As the hours tick away before a partial federal government shutdown, Republicans and Democrats are trying to pin the blame on each other.
Less than fours before the federal government is set to run out of funding, there is still no budget compromise between the Republican-controlled chambers of Congress and the president. In the Senate, the prospects of a House-passed bill to temporarily keep the government open until the middle of February remained in doubt on Friday. Although Republicans control the chamber, they cannot pass funding bills without Democratic support to reach the 60-vote threshold imposed by Senate rules. Thus far, most Democrats in the Senate have said they will not support the "continuing resolution" unless it includes an allocation for the Children's Health Insurance Program (CHIP) and also language to exempt a subset of undocumented immigrants who were granted deferred priority for deportation from the Obama administration.
The House's ability to pass a partisan funding resolution late Thursday night represented a significant victory for Speaker Paul Ryan, R-Oh., because it shifted the onus to the Senate. The House bill included a six-year reauthorization of the widely popular CHIP program, which should woo Democrats up for reelection in red states won by Donald Trump in 2016.
Earlier in the month, a group of Republican and Democratic senators announced they had reached an immigration but those negotiations did not include House members or administration officials and the deal was rejected out of hand by Republicans for not including funding for a partial wall on the U.S-Mexico border. The frequently divided Republican majorities in both chambers which have repeatedly struggled with conflict over budgets.
The discussions have been repeatedly disrupted by President Trump who has provoked controversy from members of both parties, first by appearing to endorse Democratic efforts to preserve protections offered by former president Barack Obama's Deferred Action for Childhood Arrivals (DACA) program, then by his offensive characterizations of Haiti and African nations as "s**thole countries," and a Thursday tweet opposing the inclusion of the long-term CHIP reauthorization.
The shutdown showdown has created an interesting dynamic where Trump and many members of the GOP who had previously spoken in favor of using the threat of a shutdown as a bargaining tool are now opposing the idea.
At a Friday news conference, Mick Mulvaney, a former Republican congressman who now heads the White House Office of Management and Budget referred to the impending government closure as "the Schumer Shutdown," after Senate Minority Leader Chuck Schumer, D-Ny.
"I just want to let everybody know that we don't want this," Mulvaney said. "We do not want a shutdown. But if Mr. Schumer insists on it, he is in a position to force this on the American people."
During his briefing, Mulvaney did not apologize for his prior support of a 2013 effort of House Republican hard-liners to shut down the government to prevent the implementation of the Affordable Care Act. He also did not mention nor was he asked how he reconciles his conflicting present and past views.

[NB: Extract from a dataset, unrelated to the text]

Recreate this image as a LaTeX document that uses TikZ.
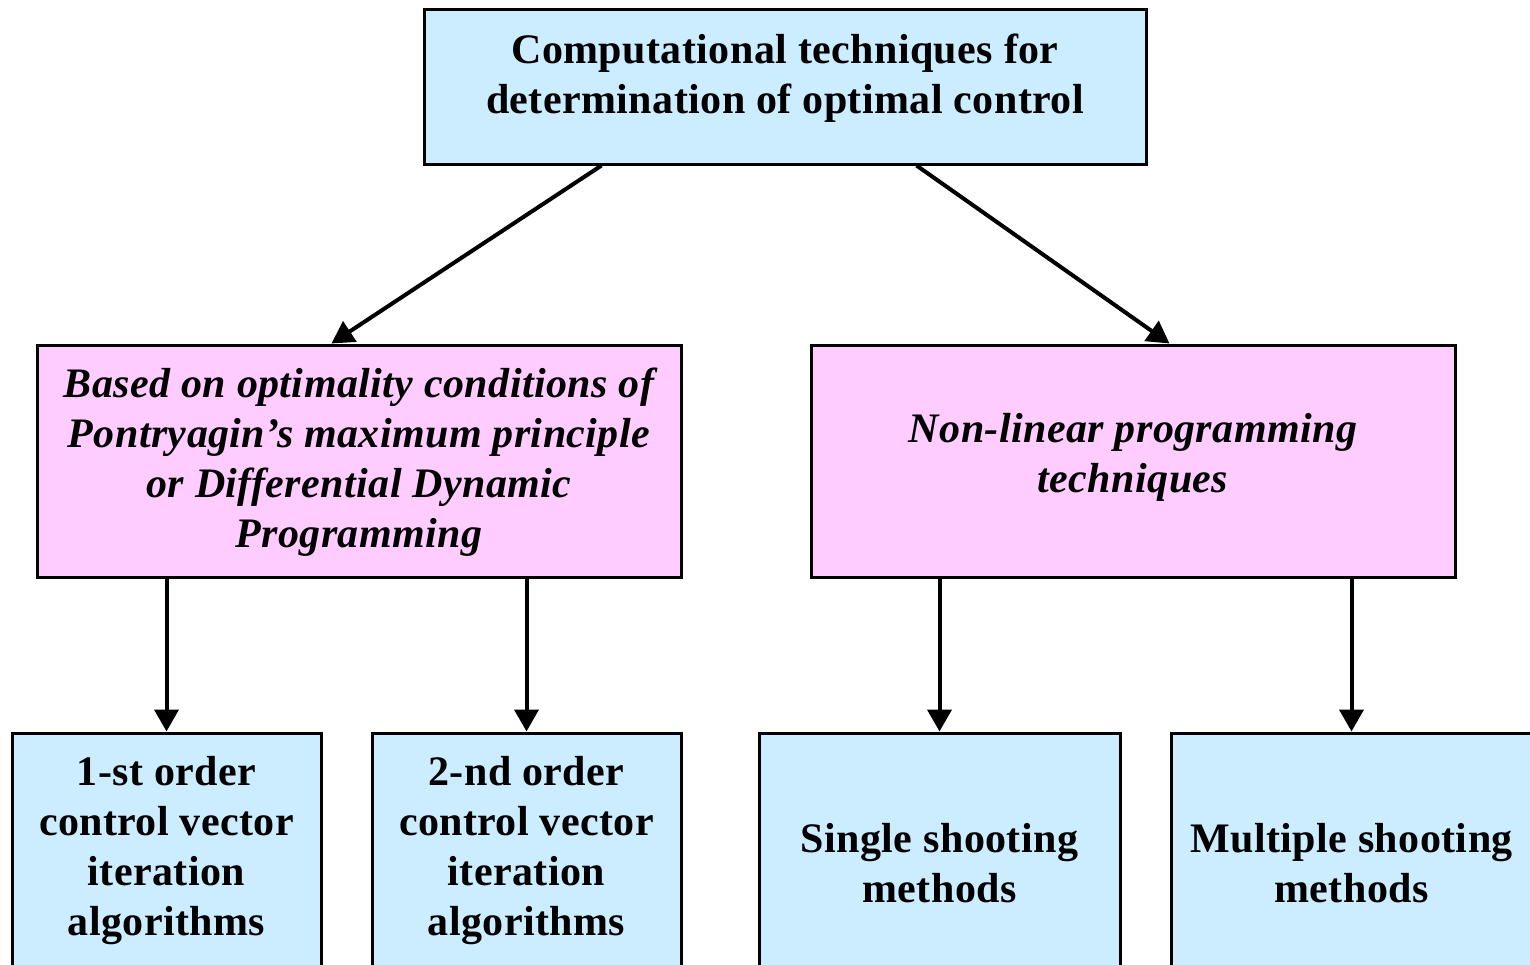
\documentclass[tikz,border=0pt]{standalone}
\usepackage{fontspec}
\setmainfont{Liberation Serif}[LetterSpace=1.0]
\usetikzlibrary{arrows.meta}
\definecolor{boxblue}{HTML}{CCECFF}
\definecolor{boxpink}{HTML}{FFCCFF}
\tikzset{
  box/.style={draw=black, line width=3pt, inner sep=0pt},
  bluebox/.style={box, fill=boxblue},
  pinkbox/.style={box, fill=boxpink},
  uptext/.style={inner sep=0pt, align=center,
    font=\fontsize{42}{50}\selectfont\bfseries},
  ittext/.style={uptext, font=\fontsize{42}{50}\selectfont\bfseries\itshape},
  link/.style={line width=4pt, -{Triangle[length=22pt,width=24pt]}}
}
\begin{document}
\begin{tikzpicture}[x=1pt, y=-1pt]
\useasboundingbox (0,0) rectangle (1530,964);
\clip (0,0) rectangle (1530,964);
% root
\node[bluebox, minimum width=722pt, minimum height=155pt] (root) at (785,86.5) {};
\node[uptext] (rootT) at ([yshift=8.5pt]root.center)
  {Computational techniques for\\determination of optimal control};
% two families of methods
\node[pinkbox, minimum width=644pt, minimum height=232pt] (pmp) at (359,461) {};
\node[ittext] (pmpT) at ([yshift=-1pt]pmp.center)
  {Based on optimality conditions of\\Pontryagin’s maximum principle\\or Differential Dynamic\\Programming};
\node[pinkbox, minimum width=644pt, minimum height=232pt] (nlp) at (1133,461) {};
\node[ittext] (nlpT) at ([yshift=4pt]nlp.center)
  {Non-linear programming\\techniques};
% leaves
\node[bluebox, minimum width=309pt, minimum height=236pt] (first) at (166.5,851) {};
\node[uptext] (firstT) at (first.center)
  {1-st order\\control vector\\iteration\\algorithms};
\node[bluebox, minimum width=309pt, minimum height=236pt] (second) at (526.5,851) {};
\node[uptext] (secondT) at (second.center)
  {2-nd order\\control vector\\iteration\\algorithms};
\node[bluebox, minimum width=361pt, minimum height=236pt] (single) at (939.5,851) {};
\node[uptext] (singleT) at ([yshift=-12pt]single.center)
  {Single shooting\\methods};
\node[bluebox, minimum width=361pt, minimum height=236pt] (multi) at (1351.5,851) {};
\node[uptext] (multiT) at ([yshift=-12pt]multi.center)
  {Multiple shooting\\methods};
% connectors
\draw[link] ([xshift=179pt]root.south west) -- ([xshift=296pt]pmp.north west);
\draw[link] ([xshift=-231pt]root.south east) -- ([xshift=-287pt]nlp.north east);
\draw[link] (pmp.south -| first.north) -- (first.north);
\draw[link] (pmp.south -| second.north) -- (second.north);
\draw[link] (nlp.south -| single.north) -- (single.north);
\draw[link] (nlp.south -| multi.north) -- (multi.north);
\end{tikzpicture}
\end{document}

While Trump is today expressing opposition to shutting down the government, in May, he argued on Twitter that "our country needs a good 'shutdown' in September to fix mess!"
In August of 2017, Trump said he was willing to shut down the government in order to get his wall on the U.S.-Mexico border funded.
"The government shutdown is a sign of just how broken the Republican Party is," David Frum, senior editor of The Atlantic, recently told Salon. "Well because there's certain, everyone just understands, that there's a certain percentage of the Republican Party that will never vote for the financing to raise the debt ceiling to allow the government to continue to operate."
The Republican victory in forcing Democrats to have to cast a difficult vote has also led Schumer and his House counterpart, Rep. Nancy Pelosi, D-Calif., to be confronted with their own past statements against including unrelated demands into budgetary negotiations.
“The basic line is: No matter how strongly one feels about an issue, you shouldn’t hold millions of people hostage. That’s what the other side is doing. That’s wrong and we can’t give in to that,” Schumer had said in a 2013 interview.
Pelosi had used similarly strong language against Republican shutdown advocates in 2013.
“I call them 'legislative arsonists,'” she said in a discussion with CNN. “They're there to burn down what we should be building up in terms of investments and education and scientific research, and all that it is that makes our country great and competitive,” she added.
Both parties seem to think that they will not have to compromise on the immigration issue. Polling suggests they might be right.
In a Washington Post survey released on Friday, 48 percent of respondents said they would blame Republicans and Trump for a shutdown compared to just 28 percent who said that Democrats would be at fault.
At the same time, however, a CNN poll also released on Friday found that 56 percent of respondents said that avoiding a shutdown was more important than continuing DACA. Just 34 percent said that continuing the program was more important.
In the event a shutdown does happen, Mulvaney vowed on Friday that his budget management agency would work to make it as painless as possible, unlike what he said the Obama administration had done when it allegedly "weaponized" the shutdown. If Mulvaney is able to minimize the impact of a partial government closure, it actually could incentivize both parties to dig into their positions.